Dana moved to take it, but continued to watch Hank. "How is Remy?" She was surprised to see him away from the medlab.

His good cheer wilted a little. "Unchanged. Jean is watching him for the moment. I wanted to get something to eat-and find you."

Dana’s gut tightened instinctively. "Why?"

He frowned lightly and picked up a plate from the stack on the counter. "In all the excitement of your arrival yesterday, I forgot that we have some information about your partner that may shed some light on his whereabouts."

His whereabouts? A cold hand gripped her heart. "What do you mean? Mulder is dead."

Hank paused in the process of transferring a handful of bacon slices to his plate. "Possibly. I’m afraid I can’t give you any definite answers to that. But I do think I can postulate a theory about what happened to him."

Dana stared at him in dismay. Mulder was dead. She’d made the ID herself. She’d gone to the funeral and laid flowers on his coffin. He was dead.

Hank’s bushy brow creased in concern. "Perhaps I should show you."

Dana only nodded, not trusting herself to speak.

Hank led her down to the medlab, and then off into one of the areas she hadn’t seen. She stopped short in the doorway, staring at the body laid out on a high-tech examining table. She turned to Hank.

"I don’t understand."

He smiled briefly and laid a hand on her elbow. "Don’t worry. This isn’t your partner." He drew her toward the table.

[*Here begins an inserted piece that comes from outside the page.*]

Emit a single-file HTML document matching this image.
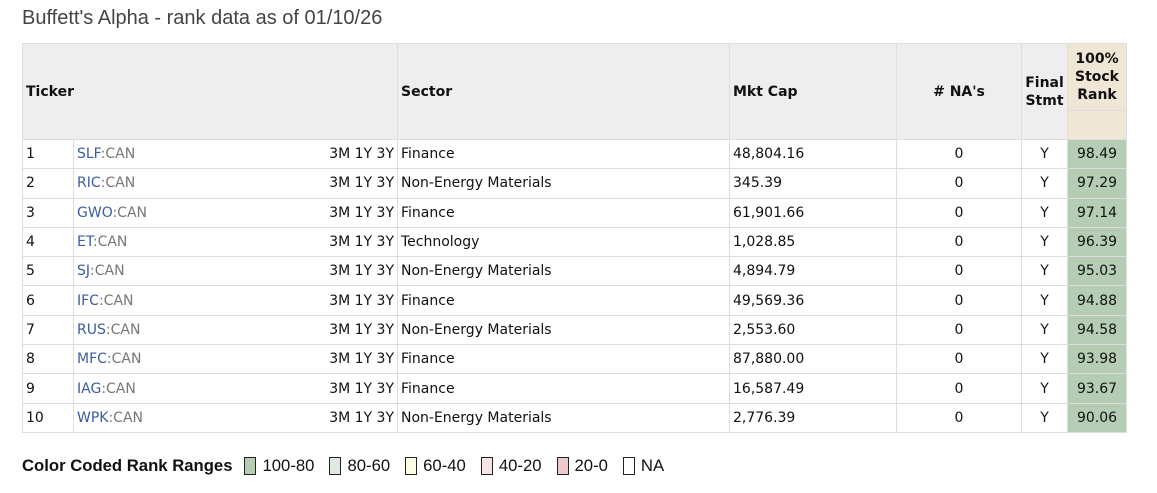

Dana didn’t resist. Her thoughts tumbled around inside her head in a dizzying montage as she stared at the lifeless face of the man on the table. It was painful to stand there.

Finally, she forced her gaze away from the dead man. "If this isn’t Mulder, who is he?"

"Not who. What."

She gave him a baffled glance. "What?"

Hank nodded and moved to turn on the screen of a nearby computer. "This isn’t actually a human being, despite its appearance. It’s a SHIELD decoy." He waved to the screen, where a familiar image of tissue cells was displayed. "A construct made of real tissue. A clone, if you will."

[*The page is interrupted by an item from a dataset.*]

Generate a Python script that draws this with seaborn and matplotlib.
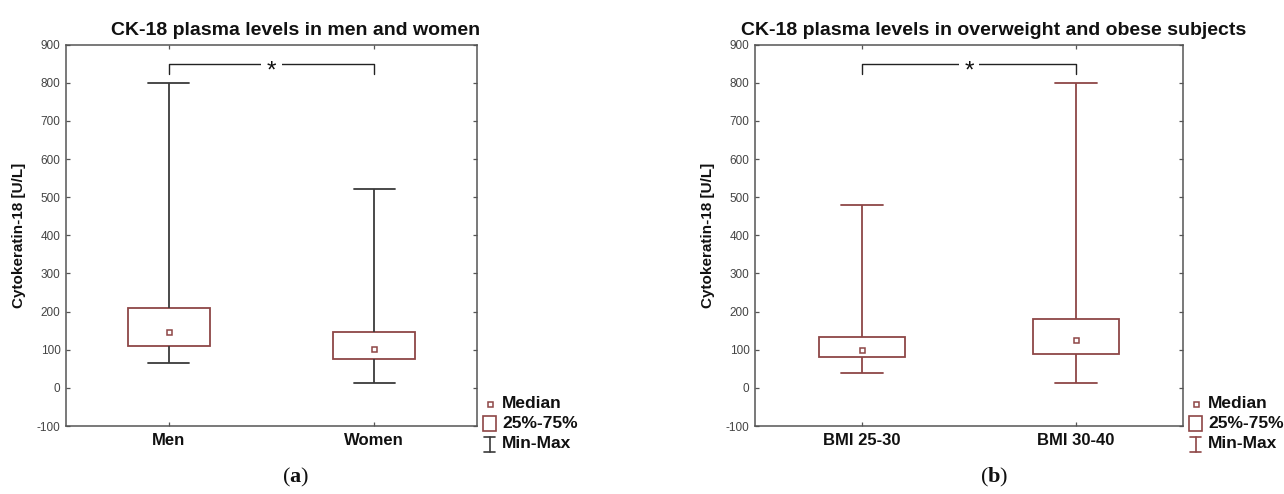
import numpy as np
import pandas as pd
import seaborn as sns
import matplotlib.pyplot as plt
from matplotlib.patches import Rectangle
from matplotlib.lines import Line2D

# ---------------- data ----------------
groups_a = ["Men", "Women"]
min_a = [65, 14]
q1_a = [110, 77]
med_a = [147, 101]
q3_a = [210, 146]
max_a = [800, 522]

groups_b = ["BMI 25-30", "BMI 30-40"]
min_b = [40, 14]
q1_b = [80, 90]
med_b = [99, 125]
q3_b = [133, 180]
max_b = [480, 800]

y_ticks = list(range(-100, 1000, 100))
title_a = "CK-18 plasma levels in men and women"
title_b = "CK-18 plasma levels in overweight and obese subjects"
y_label = "Cytokeratin-18 [U/L]"
legend_labels = ["Median", "25%-75%", "Min-Max"]
sig_label = "*"
bracket_top, bracket_leg = 849, 824

# ---------------- style ----------------
sns.set_theme(style="white")
plt.rcParams["font.family"] = ["Liberation Sans", "DejaVu Sans"]
plt.rcParams["mathtext.fontset"] = "custom"
plt.rcParams["mathtext.rm"] = "Liberation Serif"
plt.rcParams["mathtext.bf"] = "Liberation Serif:bold"

RED = "#8e4646"
GRAY_W = "#3a3a3a"
SPINE = "#555555"

W, H = 1284, 494
fig = plt.figure(figsize=(W / 100, H / 100), dpi=100)


def px_rect(left, top, right, bottom):
    return [left / W, 1 - bottom / H, (right - left) / W, (bottom - top) / H]


def fx(x):
    return x / W


def fy(y):
    return 1 - y / H


def panel(ax, groups, mins, q1s, meds, q3s, maxs, wcol, title, letter,
          spine_left_px, spine_right_px, title_cx_px):
    vals = np.column_stack([mins, q1s, meds, q3s, maxs]).ravel()
    df = pd.DataFrame({"group": np.repeat(groups, 5), "value": vals})
    dmed = pd.DataFrame({"group": groups, "median": meds})

    sns.boxplot(data=df, x="group", y="value", order=groups, whis=(0, 100),
                width=0.4, color="white", linecolor=RED, linewidth=1.3,
                showfliers=False, medianprops={"visible": False},
                whiskerprops={"color": wcol, "linewidth": 1.3},
                capprops={"color": wcol, "linewidth": 1.3},
                boxprops={"edgecolor": RED, "facecolor": "white", "linewidth": 1.3},
                ax=ax)
    sns.pointplot(data=dmed, x="group", y="median", order=groups,
                  linestyle="none", marker="s", markersize=3.6,
                  color=RED, markerfacecolor="white", markeredgecolor=RED,
                  markeredgewidth=1.1, errorbar=None, zorder=6, ax=ax)

    ax.set_xlim(-0.5, 1.5)
    ax.set_ylim(-100, 900)
    ax.set_yticks(y_ticks)
    ax.set_yticklabels([str(t) for t in y_ticks])
    ax.set_xlabel("")
    ax.set_ylabel(y_label, fontsize=11, fontweight="bold", color="#111111")
    width_px = spine_right_px - spine_left_px
    ax.yaxis.set_label_coords(-40.0 / width_px, 0.5)

    for s in ax.spines.values():
        s.set_visible(True)
        s.set_color(SPINE)
        s.set_linewidth(1.1)
    ax.tick_params(axis="both", direction="in", length=3, width=0.9,
                   color=SPINE, top=True, right=True, bottom=True, left=True)
    ax.tick_params(axis="y", labelsize=8.5, labelcolor="#444444", pad=4)
    ax.tick_params(axis="x", labelsize=12, labelcolor="#111111", pad=5)
    for lab in ax.get_xticklabels():
        lab.set_fontweight("bold")

    # significance bracket
    ax.plot([0, 0, 1, 1], [bracket_leg, bracket_top, bracket_top, bracket_leg],
            color="#222222", lw=1.0, clip_on=False, zorder=4)
    ax.annotate(sig_label, xy=(0.5, bracket_top), xytext=(0, -9.5),
                textcoords="offset points", ha="center", va="baseline",
                fontsize=17.5, color="#111111", zorder=7,
                bbox=dict(boxstyle="square,pad=0.22", fc="white", ec="none"))

    # title and panel letter
    fig.text(fx(title_cx_px), fy(35), title, ha="center", va="baseline",
             fontsize=14, fontweight="bold", color="#111111")
    fig.text(fx(title_cx_px), fy(477), r"$\mathrm{(}\mathbf{%s}\mathrm{)}$" % letter,
             ha="center", va="center", fontsize=16, color="#111111")

    # manual legend
    x0 = spine_right_px + 6
    fig.add_artist(Line2D([fx(x0 + 7)], [fy(404)], marker="s", markersize=3.6,
                          markerfacecolor="white", markeredgecolor=RED,
                          markeredgewidth=1.1, linestyle="none",
                          transform=fig.transFigure))
    fig.add_artist(Rectangle((fx(x0), fy(431)), 13 / W, 15 / H, fill=False,
                             edgecolor=RED, linewidth=1.2,
                             transform=fig.transFigure))
    xc = x0 + 6.5
    fig.add_artist(Line2D([fx(xc), fx(xc)], [fy(437), fy(452)], color=wcol,
                          lw=1.2, transform=fig.transFigure))
    for yy in (437, 452):
        fig.add_artist(Line2D([fx(x0 + 1), fx(x0 + 12)], [fy(yy), fy(yy)],
                              color=wcol, lw=1.2, transform=fig.transFigure))
    for lab, yy in zip(legend_labels, (403, 423, 443)):
        fig.text(fx(x0 + 19), fy(yy), lab, ha="left", va="center",
                 fontsize=12.5, fontweight="bold", color="#111111")


axA = fig.add_axes(px_rect(66, 44.7, 477, 426))
axB = fig.add_axes(px_rect(755, 44.7, 1183, 426))

panel(axA, groups_a, min_a, q1_a, med_a, q3_a, max_a, GRAY_W, title_a, "a", 66, 477, 296)
panel(axB, groups_b, min_b, q1_b, med_b, q3_b, max_b, RED, title_b, "b", 755, 1183, 994)

fig.savefig("out.png", dpi=100, facecolor="white")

Dana’s horror at seeing Mulder laid out on the table like that was quickly giving way to curiosity. She bent down to look more closely at the computer. "This is very advanced. I thought that cloning entire human bodies was still several years away."

Hank made a noncommittal sound. "Well, I think the greater question is why someone felt the need to leave this decoy at the crash site."

Dana froze as she remembered what Jean and Remy had told her, and the chain of reasoning fell into place in her head. Why would someone leave this... clone of Mulder at a remote crash site unless they thought that whoever found the wreckage would expect to find him there as well? But why would anyone think that?

She straightened slowly and stared at Hank. Why would anyone think that... unless Mulder was on the plane when it crashed?